En algún momento, la mujer que había sido la asistente personal de Jimmy durante muchos años había empezado a actuar más como su representante. Zoe había trabajado para él en Los Ángeles durante años, y cuando Jimmy decidió por fin dejar el mundo del espectáculo para siempre, lo ayudó a vender sus dos propiedades en California y a encontrar una casa nueva en su ciudad natal, Seattle. Se suponía que solo se quedaría un par de semanas hasta que él se instalara, pero Zoe nunca volvió a Los Ángeles. Ella, simplemente, se quedó. Así que siguió trabajando para Jimmy. Atendía sus llamadas, gestionaba su página web y se encargaba de los correos electrónicos y la correspondencia de sus admiradores. Programaba la limpieza y las reparaciones de la casa, pagaba las facturas y llevaba el coche al taller. También hacía las compras, los recados y hasta sacaba la basura y el contenedor de reciclaje todas las semanas.

Cuando Paris conoció a Jimmy, Zoe pasaba en la casa tal vez dos días a la semana. Pero desde que Quan había entrado en escena, estaba casi todos los días: entraba y salía a su antojo, dejaba sus barritas de cereales en los armarios y su kombucha en la nevera, algo que ponía de los nervios a Paris.

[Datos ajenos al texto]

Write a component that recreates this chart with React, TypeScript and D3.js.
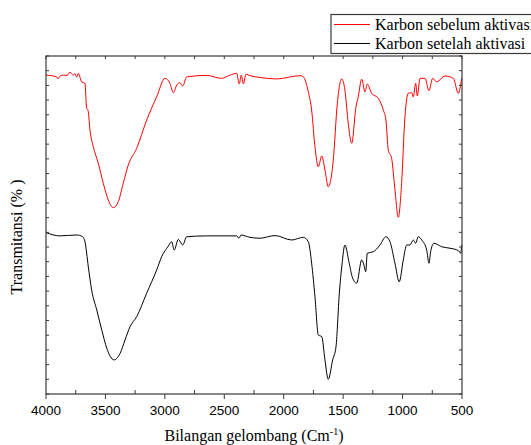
import React from 'react';
import * as d3 from 'd3';

// wavenumber (cm-1) / transmittance (arbitrary %)
const beforeWn = [4000, 3910, 3899, 3882, 3854, 3823, 3798, 3770, 3756, 3742, 3728, 3700, 3672, 3658, 3647, 3630, 3602, 3560, 3518, 3476, 3434, 3392, 3350, 3308, 3237, 3153, 3069, 2999, 2957, 2929, 2900, 2873, 2850, 2816, 2648, 2522, 2452, 2396, 2374, 2357, 2340, 2317, 2284, 2200, 2059, 1863, 1835, 1793, 1765, 1737, 1709, 1680, 1653, 1625, 1583, 1549, 1512, 1485, 1457, 1428, 1392, 1373, 1344, 1316, 1297, 1260, 1204, 1162, 1140, 1120, 1092, 1064, 1036, 1008, 980, 952, 923, 910, 890, 876, 853, 811, 778, 747, 713, 643, 573, 531, 503];
const beforeT = [108.5, 107.9, 107.2, 108.2, 108.5, 108.4, 109.5, 108.5, 109.0, 107.8, 109.1, 106.2, 105.7, 97.2, 96.6, 89.8, 84.1, 78.5, 71.7, 66.0, 63.4, 65.4, 71.7, 77.9, 83.6, 93.2, 101.1, 107.4, 105.7, 102.5, 105.1, 105.9, 104.8, 107.9, 108.4, 107.4, 108.5, 109.1, 105.5, 108.5, 105.5, 108.8, 108.3, 107.7, 107.2, 108.3, 107.9, 102.8, 96.6, 84.1, 77.3, 81.0, 76.2, 70.5, 79.6, 98.9, 107.2, 103.4, 92.1, 85.3, 97.7, 101.1, 107.1, 102.8, 105.4, 102.3, 100.6, 96.6, 93.2, 83.0, 80.2, 69.4, 60.1, 71.7, 94.3, 102.3, 102.5, 101.1, 105.7, 101.4, 107.4, 107.4, 103.2, 107.4, 106.2, 108.2, 107.4, 102.3, 107.4];

const afterWn = [4000, 3882, 3742, 3691, 3672, 3644, 3616, 3573, 3531, 3489, 3428, 3377, 3335, 3293, 3237, 3153, 3069, 3027, 2971, 2943, 2921, 2887, 2850, 2816, 2648, 2396, 2376, 2359, 2284, 2200, 2073, 1933, 1835, 1793, 1765, 1737, 1709, 1680, 1653, 1625, 1588, 1560, 1532, 1510, 1485, 1449, 1420, 1386, 1344, 1325, 1310, 1297, 1246, 1190, 1140, 1106, 1064, 1028, 994, 965, 938, 910, 890, 868, 839, 797, 778, 764, 736, 671, 601, 531, 511, 503];
const afterT = [54.9, 53.8, 54.1, 53.5, 51.8, 43.3, 35.4, 28.6, 21.8, 15.6, 11.6, 13.8, 18.4, 22.9, 26.3, 34.3, 42.2, 46.7, 50.3, 51.8, 49.0, 52.6, 50.7, 53.5, 53.8, 53.8, 53.0, 54.1, 53.3, 53.0, 53.9, 52.4, 53.3, 51.8, 44.5, 33.1, 20.1, 19.5, 11.6, 5.0, 11.6, 16.1, 34.3, 43.9, 50.7, 44.5, 39.4, 37.7, 45.6, 43.9, 41.6, 47.9, 48.4, 50.7, 53.5, 51.8, 44.5, 38.2, 45.6, 50.7, 50.7, 52.4, 51.3, 53.5, 52.4, 49.0, 44.5, 48.4, 51.3, 50.1, 49.6, 48.8, 47.9, 50.7];

const xMajor = [4000, 3500, 3000, 2500, 2000, 1500, 1000, 500];
const xMinor = [3750, 3250, 2750, 2250, 1750, 1250, 750];
const seriesNames = ['Karbon sebelum aktivasi', 'Karbon setelah aktivasi'];
const seriesColors = ['#ff0000', '#000000'];

const W = 531;
const H = 445;
const m = { left: 46, right: 462, top: 56, bottom: 394 };

export default function App() {
  const x = d3.scaleLinear().domain([4000, 500]).range([m.left, m.right]);
  const y = d3.scaleLinear().domain([0, 115]).range([m.bottom, m.top]);
  const yTicks = d3.range(0, 116, 5);

  const line = d3
    .line<[number, number]>()
    .x((d) => x(d[0]))
    .y((d) => y(d[1]))
    .curve(d3.curveMonotoneX);

  const series = [
    beforeWn.map((w, i) => [w, beforeT[i]] as [number, number]),
    afterWn.map((w, i) => [w, afterT[i]] as [number, number]),
  ];

  const axisColor = '#3a3a3a';
  const serif = '"Liberation Serif", "Times New Roman", serif';
  const sans = '"Liberation Sans", Arial, sans-serif';

  return (
    <svg width={W} height={H} style={{ position: 'absolute', left: 0, top: 0, background: '#fff' }}>
      {series.map((s, i) => (
        <path key={i} d={line(s) || ''} fill="none" stroke={seriesColors[i]} strokeWidth={1} />
      ))}

      <rect x={m.left} y={m.top} width={m.right - m.left} height={m.bottom - m.top} fill="none" stroke={axisColor} strokeWidth={1.2} />

      {/* bottom axis */}
      {xMajor.map((t) => (
        <g key={'M' + t}>
          <line x1={x(t)} x2={x(t)} y1={m.bottom} y2={m.bottom + 5} stroke={axisColor} />
          <line x1={x(t)} x2={x(t)} y1={m.top} y2={m.top + 3} stroke={axisColor} />
          <text x={x(t)} y={415} textAnchor="middle" fontFamily={sans} fontSize={13.5} fill="#000">
            {t}
          </text>
        </g>
      ))}
      {xMinor.map((t) => (
        <g key={'m' + t}>
          <line x1={x(t)} x2={x(t)} y1={m.bottom} y2={m.bottom - 4} stroke={axisColor} />
          <line x1={x(t)} x2={x(t)} y1={m.top} y2={m.top + 3} stroke={axisColor} />
        </g>
      ))}
      {yTicks.map((t) => (
        <g key={'y' + t}>
          <line x1={m.left} x2={m.left + 3} y1={y(t)} y2={y(t)} stroke={axisColor} />
          <line x1={m.right} x2={m.right - 3} y1={y(t)} y2={y(t)} stroke={axisColor} />
        </g>
      ))}

      <text x={(m.left + m.right) / 2} y={441} textAnchor="middle" fontFamily={serif} fontSize={16} fill="#000">
        Bilangan gelombang (Cm
        <tspan fontSize={10} dy={-6}>-1</tspan>
        <tspan dy={6}>)</tspan>
      </text>
      <text
        transform={`translate(22, ${(m.top + m.bottom) / 2 + 12}) rotate(-90)`}
        textAnchor="middle"
        fontFamily={serif}
        fontSize={16}
        fill="#000"
      >
        Transmitansi (% )
      </text>

      {/* legend */}
      <g>
        <rect x={331} y={14.5} width={210} height={39} fill="#fff" stroke={axisColor} strokeWidth={1.2} />
        {seriesNames.map((n, i) => (
          <g key={n}>
            <line x1={334} x2={370} y1={24.5 + i * 19} y2={24.5 + i * 19} stroke={seriesColors[i]} strokeWidth={1} />
            <text x={375} y={30 + i * 19} fontFamily={serif} fontSize={16} fill="#000">
              {n}
            </text>
          </g>
        ))}
      </g>
    </svg>
  );
}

—No seas tan dura con la chica —le pidió Jimmy cuando Paris se quejó de la presencia constante de la asistente—. Se ocupa de todo lo que yo no quiero hacer. Si pudiera pagarle para que fuera al dentista por mí, créeme, lo haría. ¿Y crees que yo sé algo sobre esta mierda del streaming? La necesito.

Zoe no es una “chica”. Tiene treinta y cinco años. Y deseaba el regreso de Jimmy incluso más que él. Todo lo que él quería era volver a contar chistes; fue Zoe quien lo empujó al siguiente nivel. Quan había lanzado el primer especial de comedia de Jimmy en más de una década hacía un par de meses. Les había ido tan bien que le habían pedido un tercer programa, aun cuando la emisión del segundo estaba prevista para dentro de un mes. Jimmy no quería hacer un tercer especial. Pero Zoe sí, y lo había presionado para que firmara el contrato.